I hardly recognized her, the way she spoke all of a sudden. She was like one of the ancient warrior women I had heard of. She put the pendant around her neck and it seemed to glow darkly as it came into contact with her skin. I realized this was who she was meant to become, what the medicine man had meant with her coming full circle.
I went back to the castle, my senses heightened by the threat of imminent danger.
I was so pre-occupied that I didn’t notice Simon waiting for me outside as I arrived.
“Hello, dear brother,” he said.
He was dressed flamboyantly, as usual, in an embroidered coat with a silk scarf around his neck.
“You’ve been difficult to get a hold of,” I said, wondering what brought him here. I had tried calling him over the past few days, never getting an answer from him.
“I’ve been waiting for the right time,” he said, slowly. I could hear the violence underneath his words. Finally, he was challenging me outright.
“And the time is now?” I asked nonchalantly.
“Indeed.”
He moved quickly, but I was faster, jumping out of the way. He came after me again and this time, he had me on the ground, his claws around my neck. His face was distorted with hatred and bloodlust. I could see how long he had been wanting to kill me and how badly he wanted to do it himself.
“Your time is over, little brother,” he spat at me. “Now, it is my turn.”
I couldn’t speak as he tightened his grip on my throat. He was so much older and stronger than me and I had little time left to outsmart him. Fortunately, I had Kaya’s t-shirt in my pocket. I had put on gloves to handle it, aware of the incredible risk I took but I’d had a feeling it could come in useful and she had not objected to me taking it.

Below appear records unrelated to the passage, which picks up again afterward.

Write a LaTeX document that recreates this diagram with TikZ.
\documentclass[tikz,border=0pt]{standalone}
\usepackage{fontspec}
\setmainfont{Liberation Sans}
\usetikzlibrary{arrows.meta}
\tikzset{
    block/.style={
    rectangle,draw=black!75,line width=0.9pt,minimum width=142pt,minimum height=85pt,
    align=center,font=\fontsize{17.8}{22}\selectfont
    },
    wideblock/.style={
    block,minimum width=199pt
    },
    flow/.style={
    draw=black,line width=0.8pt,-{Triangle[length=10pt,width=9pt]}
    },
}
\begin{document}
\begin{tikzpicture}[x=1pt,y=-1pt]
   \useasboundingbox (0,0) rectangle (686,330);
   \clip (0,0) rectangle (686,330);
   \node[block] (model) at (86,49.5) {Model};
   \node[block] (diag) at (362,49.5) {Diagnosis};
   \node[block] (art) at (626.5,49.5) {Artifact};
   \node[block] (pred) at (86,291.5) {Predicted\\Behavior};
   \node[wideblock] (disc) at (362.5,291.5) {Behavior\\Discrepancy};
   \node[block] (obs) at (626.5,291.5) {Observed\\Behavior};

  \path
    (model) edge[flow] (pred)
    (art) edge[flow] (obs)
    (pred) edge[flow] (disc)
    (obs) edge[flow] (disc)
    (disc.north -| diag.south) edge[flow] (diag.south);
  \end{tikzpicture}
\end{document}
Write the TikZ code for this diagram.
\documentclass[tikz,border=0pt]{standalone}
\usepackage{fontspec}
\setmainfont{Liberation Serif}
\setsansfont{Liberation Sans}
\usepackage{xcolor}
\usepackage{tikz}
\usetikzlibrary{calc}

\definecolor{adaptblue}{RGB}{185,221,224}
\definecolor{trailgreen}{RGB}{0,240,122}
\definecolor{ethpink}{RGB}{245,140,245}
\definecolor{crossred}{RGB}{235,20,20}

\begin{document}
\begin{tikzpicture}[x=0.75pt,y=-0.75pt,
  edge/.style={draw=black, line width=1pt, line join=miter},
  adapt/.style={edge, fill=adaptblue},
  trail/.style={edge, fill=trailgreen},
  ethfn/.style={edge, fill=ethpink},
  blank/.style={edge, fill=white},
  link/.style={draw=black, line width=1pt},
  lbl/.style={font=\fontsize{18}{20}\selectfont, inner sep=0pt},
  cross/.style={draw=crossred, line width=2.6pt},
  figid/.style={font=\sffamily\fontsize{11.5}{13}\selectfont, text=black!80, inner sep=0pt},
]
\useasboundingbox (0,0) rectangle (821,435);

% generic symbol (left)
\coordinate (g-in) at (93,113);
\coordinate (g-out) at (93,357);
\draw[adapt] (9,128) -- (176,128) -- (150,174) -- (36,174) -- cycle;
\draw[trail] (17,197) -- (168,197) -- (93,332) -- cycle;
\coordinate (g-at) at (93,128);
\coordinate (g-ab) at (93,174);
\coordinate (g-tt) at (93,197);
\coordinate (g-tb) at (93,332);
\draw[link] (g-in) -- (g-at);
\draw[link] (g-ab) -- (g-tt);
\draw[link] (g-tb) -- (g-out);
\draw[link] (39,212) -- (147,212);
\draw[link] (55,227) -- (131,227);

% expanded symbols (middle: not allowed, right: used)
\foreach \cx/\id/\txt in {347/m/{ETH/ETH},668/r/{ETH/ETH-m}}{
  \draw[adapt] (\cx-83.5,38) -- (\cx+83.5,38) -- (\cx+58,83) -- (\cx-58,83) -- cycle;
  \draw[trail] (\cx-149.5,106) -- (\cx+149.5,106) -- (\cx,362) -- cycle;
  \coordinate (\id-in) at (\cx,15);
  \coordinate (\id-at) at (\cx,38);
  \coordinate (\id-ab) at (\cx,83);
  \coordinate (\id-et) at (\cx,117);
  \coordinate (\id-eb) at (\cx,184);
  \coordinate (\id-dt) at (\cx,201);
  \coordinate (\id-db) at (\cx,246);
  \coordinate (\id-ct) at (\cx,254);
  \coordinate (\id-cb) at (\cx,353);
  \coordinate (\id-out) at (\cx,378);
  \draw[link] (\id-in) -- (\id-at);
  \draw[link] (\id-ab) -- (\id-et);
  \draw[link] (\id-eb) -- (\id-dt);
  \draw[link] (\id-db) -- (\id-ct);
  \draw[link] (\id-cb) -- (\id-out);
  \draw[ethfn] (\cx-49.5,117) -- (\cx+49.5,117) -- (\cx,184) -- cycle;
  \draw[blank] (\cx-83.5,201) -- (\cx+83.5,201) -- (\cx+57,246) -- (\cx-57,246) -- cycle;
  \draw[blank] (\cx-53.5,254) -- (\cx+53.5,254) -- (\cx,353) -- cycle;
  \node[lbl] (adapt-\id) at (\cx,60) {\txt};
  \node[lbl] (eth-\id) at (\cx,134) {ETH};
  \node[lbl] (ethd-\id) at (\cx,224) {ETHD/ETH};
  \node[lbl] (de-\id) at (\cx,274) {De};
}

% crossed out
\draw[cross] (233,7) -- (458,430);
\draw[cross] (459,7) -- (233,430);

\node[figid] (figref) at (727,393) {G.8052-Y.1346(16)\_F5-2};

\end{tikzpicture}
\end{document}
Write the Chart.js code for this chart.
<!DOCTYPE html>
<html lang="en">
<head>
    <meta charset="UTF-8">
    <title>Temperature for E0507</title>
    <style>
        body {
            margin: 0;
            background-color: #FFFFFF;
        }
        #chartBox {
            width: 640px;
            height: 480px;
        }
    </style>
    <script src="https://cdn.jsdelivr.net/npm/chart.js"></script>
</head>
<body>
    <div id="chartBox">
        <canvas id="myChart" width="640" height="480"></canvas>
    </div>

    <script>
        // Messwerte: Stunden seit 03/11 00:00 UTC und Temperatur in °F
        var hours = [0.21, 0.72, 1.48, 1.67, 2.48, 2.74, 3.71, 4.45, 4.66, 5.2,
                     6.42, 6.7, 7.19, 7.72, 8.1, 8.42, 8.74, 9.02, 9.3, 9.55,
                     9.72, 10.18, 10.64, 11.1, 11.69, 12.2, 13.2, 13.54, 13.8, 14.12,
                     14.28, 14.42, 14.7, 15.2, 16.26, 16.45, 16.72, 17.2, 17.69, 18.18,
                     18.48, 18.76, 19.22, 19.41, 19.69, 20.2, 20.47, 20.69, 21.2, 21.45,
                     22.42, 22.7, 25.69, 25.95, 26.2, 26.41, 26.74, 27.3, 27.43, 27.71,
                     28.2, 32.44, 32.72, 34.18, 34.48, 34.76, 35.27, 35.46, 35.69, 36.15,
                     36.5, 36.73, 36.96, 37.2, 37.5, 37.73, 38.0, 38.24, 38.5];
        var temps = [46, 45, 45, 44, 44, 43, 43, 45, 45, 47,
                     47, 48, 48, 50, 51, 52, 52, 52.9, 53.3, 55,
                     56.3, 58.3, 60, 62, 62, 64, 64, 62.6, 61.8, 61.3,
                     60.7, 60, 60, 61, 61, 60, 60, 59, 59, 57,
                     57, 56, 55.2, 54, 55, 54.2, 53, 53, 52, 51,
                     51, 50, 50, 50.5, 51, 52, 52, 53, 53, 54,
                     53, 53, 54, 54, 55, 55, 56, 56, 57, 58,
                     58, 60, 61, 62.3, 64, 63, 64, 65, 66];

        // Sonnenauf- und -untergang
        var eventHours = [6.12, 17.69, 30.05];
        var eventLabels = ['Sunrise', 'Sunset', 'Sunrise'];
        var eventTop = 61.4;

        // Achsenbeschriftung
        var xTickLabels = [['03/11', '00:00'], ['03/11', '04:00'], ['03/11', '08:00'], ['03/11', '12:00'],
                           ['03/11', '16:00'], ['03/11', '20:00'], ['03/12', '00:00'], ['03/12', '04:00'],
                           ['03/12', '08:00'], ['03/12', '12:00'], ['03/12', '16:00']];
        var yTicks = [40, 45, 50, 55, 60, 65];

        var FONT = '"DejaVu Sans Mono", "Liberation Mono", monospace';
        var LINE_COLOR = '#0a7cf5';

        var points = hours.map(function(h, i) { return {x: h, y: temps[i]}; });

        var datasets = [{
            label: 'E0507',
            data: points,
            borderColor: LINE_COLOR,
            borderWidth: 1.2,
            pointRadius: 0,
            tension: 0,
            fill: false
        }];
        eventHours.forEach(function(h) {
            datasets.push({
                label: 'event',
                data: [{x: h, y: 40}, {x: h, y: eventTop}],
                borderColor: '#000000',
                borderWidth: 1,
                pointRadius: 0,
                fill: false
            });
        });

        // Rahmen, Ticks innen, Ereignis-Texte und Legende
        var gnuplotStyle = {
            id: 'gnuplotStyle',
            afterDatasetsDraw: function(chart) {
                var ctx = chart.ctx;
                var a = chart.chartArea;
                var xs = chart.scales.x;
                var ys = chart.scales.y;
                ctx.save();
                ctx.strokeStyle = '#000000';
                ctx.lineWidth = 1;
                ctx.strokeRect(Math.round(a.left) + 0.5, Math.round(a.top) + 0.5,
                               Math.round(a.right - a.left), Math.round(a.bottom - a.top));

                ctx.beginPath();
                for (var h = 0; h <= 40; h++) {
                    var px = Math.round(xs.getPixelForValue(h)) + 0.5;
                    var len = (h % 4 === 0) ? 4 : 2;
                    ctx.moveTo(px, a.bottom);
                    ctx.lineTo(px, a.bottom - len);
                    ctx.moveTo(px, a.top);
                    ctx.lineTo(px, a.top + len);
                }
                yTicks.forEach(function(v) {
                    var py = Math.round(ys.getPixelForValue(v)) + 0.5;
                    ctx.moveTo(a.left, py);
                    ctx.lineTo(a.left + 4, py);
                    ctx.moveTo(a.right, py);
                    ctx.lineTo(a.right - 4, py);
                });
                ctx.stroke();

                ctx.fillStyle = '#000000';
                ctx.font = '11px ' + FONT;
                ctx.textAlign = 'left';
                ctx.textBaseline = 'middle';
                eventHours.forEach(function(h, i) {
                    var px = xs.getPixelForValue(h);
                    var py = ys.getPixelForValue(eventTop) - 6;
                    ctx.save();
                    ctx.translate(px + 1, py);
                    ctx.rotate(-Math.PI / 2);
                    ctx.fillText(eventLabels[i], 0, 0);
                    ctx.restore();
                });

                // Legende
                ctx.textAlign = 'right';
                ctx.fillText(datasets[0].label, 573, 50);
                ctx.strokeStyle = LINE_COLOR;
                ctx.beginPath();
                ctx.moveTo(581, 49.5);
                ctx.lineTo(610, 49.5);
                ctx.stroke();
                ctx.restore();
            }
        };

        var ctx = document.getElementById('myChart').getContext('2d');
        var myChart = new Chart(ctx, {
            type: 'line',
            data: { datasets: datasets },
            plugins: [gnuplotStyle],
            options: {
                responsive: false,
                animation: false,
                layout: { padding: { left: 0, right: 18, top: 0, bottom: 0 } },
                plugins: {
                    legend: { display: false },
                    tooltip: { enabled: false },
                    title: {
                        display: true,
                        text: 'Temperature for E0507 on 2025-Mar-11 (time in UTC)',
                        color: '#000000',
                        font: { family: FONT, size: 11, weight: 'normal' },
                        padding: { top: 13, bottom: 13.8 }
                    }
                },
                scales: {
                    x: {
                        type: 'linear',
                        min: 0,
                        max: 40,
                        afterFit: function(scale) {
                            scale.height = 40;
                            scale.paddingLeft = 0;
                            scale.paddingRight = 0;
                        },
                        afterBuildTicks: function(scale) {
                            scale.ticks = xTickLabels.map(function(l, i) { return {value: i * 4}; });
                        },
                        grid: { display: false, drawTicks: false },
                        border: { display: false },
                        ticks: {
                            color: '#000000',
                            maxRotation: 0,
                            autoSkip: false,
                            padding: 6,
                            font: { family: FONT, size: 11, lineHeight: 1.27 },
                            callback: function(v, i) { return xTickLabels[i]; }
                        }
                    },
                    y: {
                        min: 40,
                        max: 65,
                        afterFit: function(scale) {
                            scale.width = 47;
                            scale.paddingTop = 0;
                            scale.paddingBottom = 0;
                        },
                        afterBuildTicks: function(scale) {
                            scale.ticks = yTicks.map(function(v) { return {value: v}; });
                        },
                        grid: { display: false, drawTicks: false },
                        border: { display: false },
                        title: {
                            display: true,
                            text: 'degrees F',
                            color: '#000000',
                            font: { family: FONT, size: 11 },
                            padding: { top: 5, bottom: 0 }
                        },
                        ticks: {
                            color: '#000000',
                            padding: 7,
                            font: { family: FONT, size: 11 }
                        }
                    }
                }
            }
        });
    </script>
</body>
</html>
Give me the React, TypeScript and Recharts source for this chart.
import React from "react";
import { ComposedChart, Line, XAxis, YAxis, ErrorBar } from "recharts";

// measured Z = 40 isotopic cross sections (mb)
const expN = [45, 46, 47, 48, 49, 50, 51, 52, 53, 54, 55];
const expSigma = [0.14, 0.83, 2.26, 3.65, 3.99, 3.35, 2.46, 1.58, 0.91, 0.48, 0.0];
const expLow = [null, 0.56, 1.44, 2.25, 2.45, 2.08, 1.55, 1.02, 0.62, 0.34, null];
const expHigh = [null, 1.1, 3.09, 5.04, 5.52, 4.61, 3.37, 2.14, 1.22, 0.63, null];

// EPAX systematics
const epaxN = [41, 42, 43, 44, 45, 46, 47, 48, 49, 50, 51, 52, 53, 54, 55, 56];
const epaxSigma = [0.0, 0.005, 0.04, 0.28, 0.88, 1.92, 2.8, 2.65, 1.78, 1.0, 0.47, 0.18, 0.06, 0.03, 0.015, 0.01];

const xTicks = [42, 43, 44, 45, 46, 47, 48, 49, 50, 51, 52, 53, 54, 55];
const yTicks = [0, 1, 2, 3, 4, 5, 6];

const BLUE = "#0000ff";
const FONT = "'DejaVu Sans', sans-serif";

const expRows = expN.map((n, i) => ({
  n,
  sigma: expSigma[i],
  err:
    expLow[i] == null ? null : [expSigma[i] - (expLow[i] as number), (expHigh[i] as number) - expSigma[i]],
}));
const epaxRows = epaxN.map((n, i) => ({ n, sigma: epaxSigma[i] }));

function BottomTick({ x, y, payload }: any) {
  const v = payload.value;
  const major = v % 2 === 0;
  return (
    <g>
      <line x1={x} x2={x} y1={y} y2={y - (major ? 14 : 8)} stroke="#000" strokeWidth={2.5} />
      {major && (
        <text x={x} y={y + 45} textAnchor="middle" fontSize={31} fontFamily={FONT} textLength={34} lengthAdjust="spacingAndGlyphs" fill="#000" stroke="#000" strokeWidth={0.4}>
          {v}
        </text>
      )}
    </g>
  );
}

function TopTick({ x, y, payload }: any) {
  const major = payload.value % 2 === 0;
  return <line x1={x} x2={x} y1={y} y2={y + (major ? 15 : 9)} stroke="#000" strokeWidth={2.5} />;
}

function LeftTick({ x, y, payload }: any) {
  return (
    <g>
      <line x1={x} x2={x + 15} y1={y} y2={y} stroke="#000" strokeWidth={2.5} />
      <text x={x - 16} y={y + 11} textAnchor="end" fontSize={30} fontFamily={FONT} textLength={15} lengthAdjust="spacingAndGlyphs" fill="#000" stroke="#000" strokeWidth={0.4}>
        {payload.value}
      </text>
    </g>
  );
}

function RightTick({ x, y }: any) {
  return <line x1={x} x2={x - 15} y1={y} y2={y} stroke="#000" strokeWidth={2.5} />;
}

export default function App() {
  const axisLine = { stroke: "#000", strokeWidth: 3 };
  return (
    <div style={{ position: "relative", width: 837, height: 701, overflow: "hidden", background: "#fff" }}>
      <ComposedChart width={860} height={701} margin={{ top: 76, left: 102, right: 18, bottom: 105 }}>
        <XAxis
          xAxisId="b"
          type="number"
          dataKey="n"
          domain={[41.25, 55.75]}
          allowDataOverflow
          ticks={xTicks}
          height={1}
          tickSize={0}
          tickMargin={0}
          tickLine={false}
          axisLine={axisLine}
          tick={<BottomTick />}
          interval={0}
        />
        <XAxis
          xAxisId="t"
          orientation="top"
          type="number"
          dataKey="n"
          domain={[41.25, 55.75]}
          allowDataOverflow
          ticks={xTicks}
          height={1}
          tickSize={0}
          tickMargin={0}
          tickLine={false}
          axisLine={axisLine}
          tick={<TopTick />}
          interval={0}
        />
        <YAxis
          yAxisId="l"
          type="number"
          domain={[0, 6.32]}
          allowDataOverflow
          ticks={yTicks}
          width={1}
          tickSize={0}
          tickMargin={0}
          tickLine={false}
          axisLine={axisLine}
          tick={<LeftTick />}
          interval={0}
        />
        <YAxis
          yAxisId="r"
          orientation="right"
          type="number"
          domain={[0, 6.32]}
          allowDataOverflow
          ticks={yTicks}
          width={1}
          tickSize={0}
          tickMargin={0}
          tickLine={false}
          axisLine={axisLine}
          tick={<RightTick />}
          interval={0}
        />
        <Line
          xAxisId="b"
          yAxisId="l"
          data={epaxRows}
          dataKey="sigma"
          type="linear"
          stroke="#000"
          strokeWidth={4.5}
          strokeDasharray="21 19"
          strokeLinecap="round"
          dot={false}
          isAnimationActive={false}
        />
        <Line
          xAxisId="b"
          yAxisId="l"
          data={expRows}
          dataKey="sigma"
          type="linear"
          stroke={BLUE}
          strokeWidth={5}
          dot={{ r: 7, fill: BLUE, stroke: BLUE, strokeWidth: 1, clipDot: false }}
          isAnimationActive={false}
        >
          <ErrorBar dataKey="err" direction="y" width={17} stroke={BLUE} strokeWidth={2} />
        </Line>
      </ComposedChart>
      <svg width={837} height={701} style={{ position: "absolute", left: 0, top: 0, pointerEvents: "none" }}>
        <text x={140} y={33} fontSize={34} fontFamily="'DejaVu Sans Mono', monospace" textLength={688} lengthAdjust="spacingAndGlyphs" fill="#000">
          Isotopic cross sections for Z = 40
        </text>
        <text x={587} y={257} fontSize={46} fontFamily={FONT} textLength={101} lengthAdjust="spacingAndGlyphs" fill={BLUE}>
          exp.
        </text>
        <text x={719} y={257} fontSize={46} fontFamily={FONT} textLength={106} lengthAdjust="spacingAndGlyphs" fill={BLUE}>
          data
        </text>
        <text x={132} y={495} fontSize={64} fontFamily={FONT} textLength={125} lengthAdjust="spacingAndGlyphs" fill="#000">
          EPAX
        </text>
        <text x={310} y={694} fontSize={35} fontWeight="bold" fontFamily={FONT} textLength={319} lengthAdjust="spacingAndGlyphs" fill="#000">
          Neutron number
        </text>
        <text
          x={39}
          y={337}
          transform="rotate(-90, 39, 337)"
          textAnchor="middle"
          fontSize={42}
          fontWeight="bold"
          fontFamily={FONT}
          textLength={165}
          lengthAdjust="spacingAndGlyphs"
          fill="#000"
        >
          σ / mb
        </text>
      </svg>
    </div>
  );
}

I now took the t-shirt and rubbed it in Simon’s face.
He gave a shriek of horror and fell back, taking his hands from my neck as he tried to get the cloth with the traces of occillite off his face. I had very little time, grabbing my custom-made pistol with the silver bullets, pointing it at his heart and pulling the trigger.
Simon fell down, an expression of shock on his face.
He had not expected this.
“You won’t… win,” he muttered. “She… has to die.”
“What?” Did he mean Kaya?
“She is too… strong. Her child…rule…all worlds.”
These were Simon’s last words. I had to burn the body to ensure he was not able to regenerate. I carried Simon into the woods, then set fire to his body. I stood back and watched it burn, feeling the weight of my actions, the taking of a life, even though I’d had no choice.
I pondered his words, finally understanding that it was Kaya that Da Salle was after. The powerful female line, going back to her mother, the Native American witch who had fled with what could be the last occillite her tribe had. Did Da Salle have a vision that she was going to come for him? Had he tried to get rid of her before?
All of this struck me as likely.
I needed to help Kaya. No matter how powerful she was. I couldn’t let her walk into all of this alone.